In 2015, Pew Research discovered that nearly two-thirds (64 percent) of U.S. adults own a smartphone. This is a tremendous increase from the 35 percent just four years before in 2011, when Pew first began examining smartphone use. Smartphones are now the go-to device for Internet access primarily due to their convenience. Additionally, the same Pew study found that of those U.S. adults who own a smartphone, 7 percent do not have home broadband service and have limited options for going online other than their mobile device. These people are considered smartphone-dependent.

With so many users looking at websites via smart phones — and also via tablets — it is vital for businesses to have mobile friendly websites. This is because mobile screens are a lot different from computer screens. The site design has to change accordingly to fit the dimensions. Having a mobile-friendly website also helps with Search Engine Optimization (SEO) because it helps improve rankings on mobile-friendly search engines such as Yahoo and Google. In fact, even though mobile usability was a factor in Google’s search algorithm for years, as of April 21, 2015, Google required websites to be optimized for mobile users or fail to be found in a search.

The cloud

PC Mag, in an effort to clarify “cloud computing,” states that it means “storing your files on a place that is not your local hard drive.” When businesses use cloud-based services for tasks like document storage, video conferencing, email and calendars, it can reflect in cost savings and enhanced productivity. Using the cloud is typically a fraction of the cost of buying and maintaining servers and software.

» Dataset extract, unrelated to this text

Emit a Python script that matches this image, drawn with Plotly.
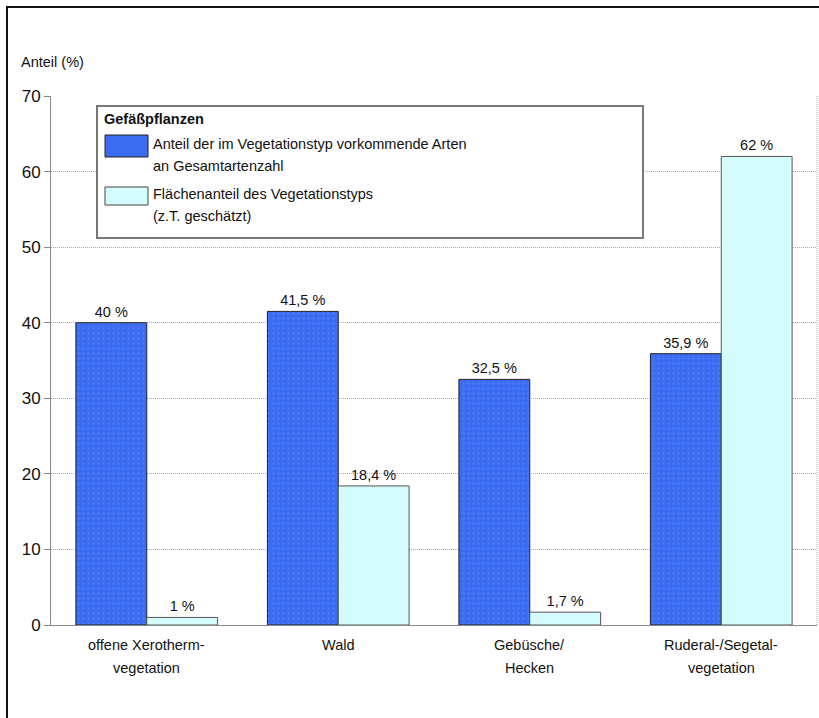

Additionally, cloud technology provides greater flexibility and mobility because the data is stored online and can be accessible from any device with an Internet connection.  Having accessibility from multiple devices and platforms also allows for easier collaboration. Team members have real-time updates and all necessary parties can share content. Consumers also can be part of the interactivity.

Big data

Big data comprises all the data inside and outside your business that you can use for marketing and analysis, among other things. According to IBM, 2.5 quintillion bytes of data are being created each day. Using big data can help your content marketing strategy. In fact, big data has been described by McKinsey and Company, a global management consulting firm to many of the world’s most influential businesses and institutions, as the next $100 billion dollar opportunity because the raw data could lead to valuable insights about what is most engaging to target audiences.

However, before big data can be of any benefit to your content marketing strategy, you have to define what you want to gain from the information. You can’t solve a problem without knowing what the problem is. In order to do this, the Content Marketing Institute suggests you ask yourself some key questions such as:

  • What are your overall goals for your content marketing program?
  • What drives your customers and prospects when it comes to consuming and engaging with your content?
  • What topics and pain points are most critical to your personas?
  • What content has garnered the highest conversions?
  • Which content is driving the most awareness?

When you do take this important step, “Big Data” can become a valuable tool to help you craft your content marketing strategy.